The image of the river indicates a direction and carries in itself the idea of growth. Like the river that flows from the spring to the ocean, taking different forms according to the geography of the place, adapting to different obstacles in its path, our Society and the Charism that it carries has passed through diverse experiences since leaving its source which is the intuition of our Founder that is, at the same time, in constant relationship with its present environment. The Society continues its journey in the perspective of the purpose that the Lord inspired in our Founder.  Whoever says purpose says direction, aim, and pathway. Focusing on purpose takes us out of the world of limited meaning and into the world that gives us a sense of orientation. I use this idea of orientation to support the idea of purpose and aim. When we talk about the meaning of a word, it is determined within a linguistic game. A word has meaning when it tends towards other words to limit itself and distinguish itself from them. Orientation, however, leads to transcendence, to a horizon. Orientation means making a movement towards a goal, for a purpose. This movement is first and foremost spiritual. The world of meaning is the world of immanence that locks us into everyday life and crisis management. The risk we run as a Missionary Society is that of locking ourselves into a world of meaning that does not propel us towards a purpose, or a horizon, but makes us go around in circles focussing on our  problems and concerns about personnel, finances, integrity and forgetting what we were founded for: the Mission.
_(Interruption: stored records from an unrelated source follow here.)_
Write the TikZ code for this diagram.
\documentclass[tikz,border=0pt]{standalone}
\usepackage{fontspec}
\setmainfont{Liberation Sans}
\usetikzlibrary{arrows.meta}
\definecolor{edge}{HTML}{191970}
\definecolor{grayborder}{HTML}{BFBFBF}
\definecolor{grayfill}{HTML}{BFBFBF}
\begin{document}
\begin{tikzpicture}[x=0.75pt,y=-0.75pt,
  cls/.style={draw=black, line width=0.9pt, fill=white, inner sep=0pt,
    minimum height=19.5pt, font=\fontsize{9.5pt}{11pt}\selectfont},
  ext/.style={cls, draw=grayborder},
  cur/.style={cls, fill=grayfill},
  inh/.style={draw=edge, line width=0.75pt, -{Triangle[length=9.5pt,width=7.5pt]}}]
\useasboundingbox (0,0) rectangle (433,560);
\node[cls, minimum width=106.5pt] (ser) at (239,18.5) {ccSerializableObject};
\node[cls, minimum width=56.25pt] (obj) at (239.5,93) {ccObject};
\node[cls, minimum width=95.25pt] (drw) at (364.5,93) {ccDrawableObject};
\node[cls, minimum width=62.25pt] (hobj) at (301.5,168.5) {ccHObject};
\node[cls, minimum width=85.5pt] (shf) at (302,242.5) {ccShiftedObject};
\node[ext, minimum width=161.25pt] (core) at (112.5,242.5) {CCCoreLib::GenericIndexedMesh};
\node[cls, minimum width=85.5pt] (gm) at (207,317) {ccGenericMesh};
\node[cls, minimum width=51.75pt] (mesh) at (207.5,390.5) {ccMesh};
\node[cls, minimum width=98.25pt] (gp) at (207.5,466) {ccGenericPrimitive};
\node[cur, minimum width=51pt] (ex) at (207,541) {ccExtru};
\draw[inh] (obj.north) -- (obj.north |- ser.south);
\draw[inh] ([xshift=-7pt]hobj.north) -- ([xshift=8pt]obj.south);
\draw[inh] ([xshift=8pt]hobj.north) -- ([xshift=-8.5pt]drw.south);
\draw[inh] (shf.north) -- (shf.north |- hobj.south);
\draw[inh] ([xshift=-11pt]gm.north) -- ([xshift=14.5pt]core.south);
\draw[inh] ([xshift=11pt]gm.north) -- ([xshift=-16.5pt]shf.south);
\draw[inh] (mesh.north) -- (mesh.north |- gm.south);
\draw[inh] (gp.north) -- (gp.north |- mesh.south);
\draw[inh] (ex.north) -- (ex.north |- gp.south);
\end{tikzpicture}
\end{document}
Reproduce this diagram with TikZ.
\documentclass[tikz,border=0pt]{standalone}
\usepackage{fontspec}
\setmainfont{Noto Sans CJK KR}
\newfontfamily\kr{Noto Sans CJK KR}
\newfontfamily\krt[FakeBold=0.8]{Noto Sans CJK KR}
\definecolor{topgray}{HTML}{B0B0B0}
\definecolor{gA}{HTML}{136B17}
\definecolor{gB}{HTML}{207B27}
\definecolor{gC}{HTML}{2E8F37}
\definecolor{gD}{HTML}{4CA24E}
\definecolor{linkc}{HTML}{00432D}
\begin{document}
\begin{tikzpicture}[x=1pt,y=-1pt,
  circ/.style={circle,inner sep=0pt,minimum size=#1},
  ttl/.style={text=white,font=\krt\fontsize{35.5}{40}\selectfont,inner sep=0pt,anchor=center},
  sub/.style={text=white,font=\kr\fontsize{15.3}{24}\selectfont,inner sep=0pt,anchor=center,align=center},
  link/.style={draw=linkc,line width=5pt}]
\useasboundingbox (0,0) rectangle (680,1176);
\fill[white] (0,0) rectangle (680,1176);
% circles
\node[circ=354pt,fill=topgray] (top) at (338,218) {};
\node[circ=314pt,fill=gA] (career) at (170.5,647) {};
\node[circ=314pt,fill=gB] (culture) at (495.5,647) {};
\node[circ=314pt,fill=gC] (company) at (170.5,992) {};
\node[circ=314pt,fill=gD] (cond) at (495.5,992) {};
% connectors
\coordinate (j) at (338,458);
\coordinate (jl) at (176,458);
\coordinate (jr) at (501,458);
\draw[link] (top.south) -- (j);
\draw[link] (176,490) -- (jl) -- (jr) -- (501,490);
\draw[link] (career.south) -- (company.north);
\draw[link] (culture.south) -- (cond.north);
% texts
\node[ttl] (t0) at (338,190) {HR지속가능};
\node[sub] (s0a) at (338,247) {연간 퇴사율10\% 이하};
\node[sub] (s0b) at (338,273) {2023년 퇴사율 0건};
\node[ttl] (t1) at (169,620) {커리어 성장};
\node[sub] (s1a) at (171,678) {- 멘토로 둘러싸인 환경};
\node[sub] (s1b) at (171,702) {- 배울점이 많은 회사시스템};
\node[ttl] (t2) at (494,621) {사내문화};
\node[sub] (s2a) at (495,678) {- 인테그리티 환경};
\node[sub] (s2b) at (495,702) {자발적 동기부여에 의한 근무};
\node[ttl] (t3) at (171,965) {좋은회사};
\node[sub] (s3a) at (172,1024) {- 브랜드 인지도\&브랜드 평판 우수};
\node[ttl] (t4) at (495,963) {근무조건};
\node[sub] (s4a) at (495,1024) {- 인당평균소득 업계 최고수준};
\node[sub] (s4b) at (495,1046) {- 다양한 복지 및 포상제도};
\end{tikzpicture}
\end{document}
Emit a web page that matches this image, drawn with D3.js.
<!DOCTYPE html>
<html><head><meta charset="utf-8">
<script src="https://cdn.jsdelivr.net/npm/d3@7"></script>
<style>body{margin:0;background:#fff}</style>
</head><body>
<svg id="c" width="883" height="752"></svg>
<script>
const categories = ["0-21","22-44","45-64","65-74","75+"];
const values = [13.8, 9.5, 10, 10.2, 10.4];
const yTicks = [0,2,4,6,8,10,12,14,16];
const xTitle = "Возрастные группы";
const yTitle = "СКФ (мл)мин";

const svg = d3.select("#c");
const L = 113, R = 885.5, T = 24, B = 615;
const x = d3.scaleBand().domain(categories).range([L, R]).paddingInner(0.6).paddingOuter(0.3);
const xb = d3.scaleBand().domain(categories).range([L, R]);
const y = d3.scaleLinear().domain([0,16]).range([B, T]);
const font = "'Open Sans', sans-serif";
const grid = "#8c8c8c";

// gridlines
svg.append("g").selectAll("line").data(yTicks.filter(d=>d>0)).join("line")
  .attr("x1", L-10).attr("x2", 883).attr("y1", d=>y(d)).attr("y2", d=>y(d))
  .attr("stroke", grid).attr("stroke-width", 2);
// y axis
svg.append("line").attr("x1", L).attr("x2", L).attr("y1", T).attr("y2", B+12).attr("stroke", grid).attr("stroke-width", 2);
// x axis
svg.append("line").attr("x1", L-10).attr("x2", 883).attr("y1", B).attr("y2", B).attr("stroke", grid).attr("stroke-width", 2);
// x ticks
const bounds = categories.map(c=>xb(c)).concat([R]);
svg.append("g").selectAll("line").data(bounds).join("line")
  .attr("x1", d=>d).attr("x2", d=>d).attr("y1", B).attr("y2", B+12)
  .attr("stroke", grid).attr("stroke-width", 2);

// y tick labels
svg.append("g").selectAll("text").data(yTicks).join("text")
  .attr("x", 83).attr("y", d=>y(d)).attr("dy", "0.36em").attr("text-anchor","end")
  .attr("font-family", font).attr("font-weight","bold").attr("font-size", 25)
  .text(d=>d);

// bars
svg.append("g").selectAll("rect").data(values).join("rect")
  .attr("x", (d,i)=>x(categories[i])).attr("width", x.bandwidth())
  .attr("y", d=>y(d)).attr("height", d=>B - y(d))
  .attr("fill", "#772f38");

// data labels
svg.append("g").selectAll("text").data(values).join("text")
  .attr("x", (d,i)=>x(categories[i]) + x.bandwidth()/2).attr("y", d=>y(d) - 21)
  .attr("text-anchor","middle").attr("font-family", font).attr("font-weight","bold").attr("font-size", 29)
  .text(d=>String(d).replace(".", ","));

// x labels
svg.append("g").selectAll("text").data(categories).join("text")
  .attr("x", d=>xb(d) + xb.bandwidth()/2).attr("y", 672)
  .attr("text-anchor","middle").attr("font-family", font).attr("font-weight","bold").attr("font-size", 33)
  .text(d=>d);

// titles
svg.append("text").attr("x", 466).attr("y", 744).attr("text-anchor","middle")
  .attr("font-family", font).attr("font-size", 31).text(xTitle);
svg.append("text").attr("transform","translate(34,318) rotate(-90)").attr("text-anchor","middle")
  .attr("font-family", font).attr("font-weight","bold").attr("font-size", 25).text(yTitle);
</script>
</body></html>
Our deepest aspiration today as a Missionary Society expresses its hope in the theme of this preparatory jubilee year and is a creative interpretation of the deepest wish of our Founder. It orients us towards a purpose which is a source of energy for the Society and for each of its members.  The General Council, during the leadership course, has, in one exercise, represented the evolution of our Missionary Society through two images. The first is a boat sailing down a river, often deep, sometimes shallow, flowing towards the ocean. On the boat, the passengers change often as there are those who embark and those who disembark. On the 2nd February 1869 three men put on the white habit for the first time. They were Frs. Charmetant, Deguerry and Bouland and all were French. However, soon afterwards, others came to join them. A German, in the person of Bro. Hieronymous (Karl Baumeister) had already received the white habit from the hands of the Cardinal himself on the 16th May 1870. Then it was the turn of Belgium represented by Fr. Camille Van der Straeten in 1879 followed by a Dutchman in 1880. The first from the American continent was a Canadian who joined in 1886. Then, people came from Africa and from Asia (Indians and the Philippines). Today we are contemplating the possibility of promoting the mission and missionary vocations in Vietnam. And why not, if that is what Lord is expecting of us. At the pastoral level, there are new initiatives in PEP and AMS which correspond to our charism. Certainly the Society has changed its face but it still depends on its source.

The second image that the General Council chose is that of a map of Africa full of human faces expressing different sentiments and emotions. These brown and black faces are the ones who called the Cardinal to their service. It reminds us that Africa remains our starting point from which we radiate our charism. Didn’t Lavigerie himself say that Africa is the constant object of our thoughts, our commitment and our prayers? The map is coloured in the colours of the five continents, symbolising openness and responsiveness to the signs of the times. To look to the future with hope is to remain connected to the source in creative fidelity and to believe in Him who calls, sends and gives the means to accomplish the mission.